MS DataConnect focuses on developing (1) data collection procedures and tools to create data that is FAIR, (2) IT solutions to allow (temporarily) pooling and linking of FAIR data sets, (3) statistical methods to define minimal requirements for data sets, and (4) new analytical methods for optimal mining of connected and pooled FAIR data sets.

The MS DataConnect consortium is the project coordinator of the international project Multiple Sclerosis Data Alliance (MSDA), which brings together registry holders, patients, medical societies, academia, industry, the European Medicine Agency (EMA), and Health Technology Assessment (HTA) bodies.
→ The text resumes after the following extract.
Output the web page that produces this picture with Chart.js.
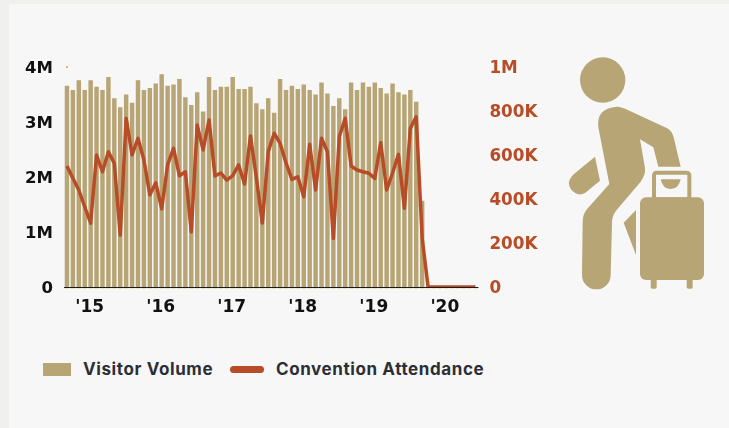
<!DOCTYPE html>
<html>
<head>
<meta charset="utf-8">
<script src="https://cdn.jsdelivr.net/npm/chart.js@4"></script>
<style>
    html, body { margin: 0; padding: 0; width: 729px; height: 428px; overflow: hidden; background: #f0f0ef; }
    #panel { position: absolute; left: 9px; top: 4px; right: 0; bottom: 0; background: #f7f7f7; }
    #chart { position: absolute; left: 0; top: 0; }
    #icon { position: absolute; left: 550px; top: 40px; filter: blur(0.4px); }
    .legend-item { position: absolute; top: 359px; font: 700 17px Inter, sans-serif; letter-spacing: 0.6px; color: #2c2e35; line-height: 20px; white-space: nowrap; }
    .swatch { position: absolute; }
</style>
</head>
<body>
<div id="panel"></div>
<canvas id="chart" width="560" height="340"></canvas>

<svg id="icon" width="179" height="270" viewBox="0 0 537 810" fill="#b7a576">
    <circle cx="158" cy="120" r="68"/>
    <path d="M200 200 Q215 200 235 211 L350 264 Q366 272 371 292 L392 380 L325 380 L310 322 L270 298 L285 385 Q287 405 272 425 L198 512 Q186 528 186 548 L182 705 A43 43 0 0 1 96 705 L98 545 Q98 522 112 506 L178 432 L145 262 Q138 205 200 200 Z"/>
    <path d="M135 350 L150 422 L106 458 Q82 472 63 448 Q47 425 72 402 Z"/>
    <path d="M258 510 L258 645 L221 548 Z"/>
    <rect x="270" y="472" width="192" height="248" rx="18"/>
    <rect x="302" y="712" width="18" height="34" rx="5"/>
    <rect x="410" y="712" width="18" height="34" rx="5"/>
    <rect x="312" y="398" width="106" height="80" rx="8" fill="none" stroke="#b7a576" stroke-width="12"/>
    <path d="M332 418 H392 Q386 447 362 447 Q338 447 332 418 Z"/>
</svg>

<div class="swatch" style="left:43px;top:363px;width:28px;height:13px;background:#b7a576"></div>
<div class="legend-item" style="left:83px">Visitor Volume</div>
<div class="swatch" style="left:230px;top:366px;width:34px;height:7px;border-radius:3.5px;background:#b84c26"></div>
<div class="legend-item" style="left:276px">Convention Attendance</div>

<script>
// Valeurs
const categories = [
    'Sep 14', 'Oct 14', 'Nov 14', 'Dec 14',
    'Jan 15', 'Feb 15', 'Mar 15', 'Apr 15', 'May 15', 'Jun 15', 'Jul 15', 'Aug 15', 'Sep 15', 'Oct 15', 'Nov 15', 'Dec 15',
    'Jan 16', 'Feb 16', 'Mar 16', 'Apr 16', 'May 16', 'Jun 16', 'Jul 16', 'Aug 16', 'Sep 16', 'Oct 16', 'Nov 16', 'Dec 16',
    'Jan 17', 'Feb 17', 'Mar 17', 'Apr 17', 'May 17', 'Jun 17', 'Jul 17', 'Aug 17', 'Sep 17', 'Oct 17', 'Nov 17', 'Dec 17',
    'Jan 18', 'Feb 18', 'Mar 18', 'Apr 18', 'May 18', 'Jun 18', 'Jul 18', 'Aug 18', 'Sep 18', 'Oct 18', 'Nov 18', 'Dec 18',
    'Jan 19', 'Feb 19', 'Mar 19', 'Apr 19', 'May 19', 'Jun 19', 'Jul 19', 'Aug 19', 'Sep 19', 'Oct 19', 'Nov 19', 'Dec 19',
    'Jan 20', 'Feb 20', 'Mar 20', 'Apr 20', 'May 20', 'Jun 20'
];

const visitorVolume = [
    3660000, 3580000, 3760000, 3580000, 3760000, 3640000, 3580000, 3820000, 3430000, 3270000,
    3500000, 3350000, 3760000, 3580000, 3620000, 3700000, 3870000, 3660000, 3680000, 3780000,
    3450000, 3310000, 3540000, 3190000, 3820000, 3580000, 3640000, 3640000, 3820000, 3600000,
    3600000, 3640000, 3340000, 3230000, 3430000, 3170000, 3780000, 3580000, 3660000, 3600000,
    3680000, 3580000, 3500000, 3720000, 3520000, 3290000, 3430000, 3230000, 3720000, 3580000,
    3720000, 3640000, 3720000, 3620000, 3520000, 3700000, 3540000, 3500000, 3580000, 3370000,
    1570000, 0, 0, 0, 0, 0, 0, 0, 0, 0
];

const conventionAttendance = [
    550000, 494000, 441000, 365000, 290000, 600000, 524000, 615000, 562000, 236000,
    767000, 600000, 676000, 577000, 418000, 474000, 355000, 555000, 630000, 505000,
    524000, 251000, 736000, 623000, 759000, 505000, 518000, 486000, 506000, 555000,
    468000, 686000, 495000, 291000, 615000, 699000, 653000, 564000, 489000, 501000,
    410000, 649000, 441000, 676000, 615000, 221000, 683000, 767000, 550000, 532000,
    524000, 517000, 494000, 656000, 441000, 518000, 603000, 358000, 721000, 774000,
    223000, 0, 0, 0, 0, 0, 0, 0, 0, 0
];

const strayMark = [{ x: 'Sep 14', y: 4000000 }];

const xTickCategories = ['Jan 15', 'Jan 16', 'Jan 17', 'Jan 18', 'Jan 19', 'Jan 20'];
const xTickLabels = ["'15", "'16", "'17", "'18", "'19", "'20"];
const leftTicks = [0, 1000000, 2000000, 3000000, 4000000];
const leftTickLabels = ['0', '1M', '2M', '3M', '4M'];
const rightTicks = [0, 200000, 400000, 600000, 800000, 1000000];
const rightTickLabels = ['0', '200K', '400K', '600K', '800K', '1M'];

const gold = '#b7a576';
const rust = '#b84c26';
const fontFamily = '"DejaVu Sans", sans-serif';

new Chart(document.getElementById('chart'), {
    type: 'bar',
    data: {
        labels: categories,
        datasets: [
            {
                type: 'line',
                data: conventionAttendance,
                yAxisID: 'right',
                borderColor: rust,
                borderWidth: 3.5,
                borderJoinStyle: 'round',
                pointRadius: 0,
                tension: 0,
                // la ligne est coupée à la base, seule sa moitié haute reste sur le zéro
                clip: { left: 10, top: 10, right: 10, bottom: -1.5 },
                order: 1
            },
            {
                type: 'line',
                data: strayMark,
                yAxisID: 'left',
                showLine: false,
                pointRadius: 0.8,
                pointBorderWidth: 0,
                pointBackgroundColor: '#d0452a',
                clip: false,
                order: 1
            },
            {
                type: 'bar',
                data: visitorVolume,
                yAxisID: 'left',
                base: -27000,
                backgroundColor: gold,
                categoryPercentage: 1,
                barPercentage: 0.75,
                order: 2
            }
        ]
    },
    options: {
        responsive: false,
        animation: false,
        layout: { padding: { top: 67, left: 0, right: 0, bottom: 0 } },
        plugins: { legend: { display: false }, tooltip: { enabled: false } },
        scales: {
            x: {
                offset: true,
                afterFit: (scale) => { scale.height = 51.5; },
                grid: { display: false, drawTicks: false },
                border: { display: false },
                ticks: {
                    autoSkip: false,
                    maxRotation: 0,
                    padding: 9,
                    labelOffset: -1,
                    color: '#111',
                    font: { family: fontFamily, size: 17, weight: 'bold' },
                    callback(value) {
                        const pos = xTickCategories.indexOf(this.getLabelForValue(value));
                        return pos >= 0 ? xTickLabels[pos] : '';
                    }
                }
            },
            left: {
                position: 'left',
                min: -27000,
                max: 4000000,
                afterFit: (scale) => { scale.width = 64; },
                afterBuildTicks: (scale) => { scale.ticks = leftTicks.map(value => ({ value })); },
                // seule la ligne du zéro est visible, au-dessus des barres
                grid: {
                    z: 1,
                    drawTicks: false,
                    lineWidth: 1,
                    color: (ctx) => (ctx.tick && ctx.tick.value === 0 ? '#1a1a1a' : 'transparent')
                },
                border: { display: false },
                ticks: {
                    padding: 11,
                    labelOffset: 2,
                    color: '#111',
                    font: { family: fontFamily, size: 16.5, weight: 'bold' },
                    callback: (value) => leftTickLabels[leftTicks.indexOf(value)]
                }
            },
            right: {
                position: 'right',
                min: -6750,
                max: 1000000,
                afterFit: (scale) => { scale.width = 81.6; },
                afterBuildTicks: (scale) => { scale.ticks = rightTicks.map(value => ({ value })); },
                grid: { display: false, drawTicks: false },
                border: { display: false },
                ticks: {
                    padding: 11,
                    labelOffset: 2,
                    color: rust,
                    font: { family: fontFamily, size: 16.8, weight: 'bold' },
                    callback: (value) => rightTickLabels[rightTicks.indexOf(value)]
                }
            }
        }
    }
});
</script>
</body>
</html>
One of the first goals of the MSDA is the development of the MSDA cohort explorer. This tool will enable searching aggregated data across different MS registries and cohorts after data is mapped to a harmonized data template. The subject and variable selection tools in the MSDA cohort explorer will allow end-users to identify MS data cohorts suitable for their (research-)question, and will facilitate the initiation of (new) collaborations with these MS cohorts.

Follow MS DataConnect on Twitter: @MSDataConnect1.

WiNGS

WiNGS is being developed to succeed NGS-Logistics, the genomics data sharing platform established at KULeuven. The NGS-Logistics platform is currently deployed at 6 of the 8 genetic centres in Belgium and lets users identify clinically relevant mutations at other genetic centres. Its scope is similar but broader than the more recent Beacon project of the Global Alliance for Genomics and Health (GA4GH) and ELIXIR Europe, which provides a framework for public web services for variant discovery against distributed genomic data collections. The ELIXIR Belgium Human Data consortium, led by KULeuven, has been participating in the ELIXIR Beacon project and maintains a Belgian Beacon node.

The WiNGS (Widely integrated NGS) platform holds significant scalability improvements to tackle the complexity of analysing of Whole-Genome Sequencing (WGS) data. Because of the sensitivity of patient genomes and GDPR requirements, enhanced access control and privacy protection for this integrated platform will be developed. The first manuscript of the platform can be downloaded here.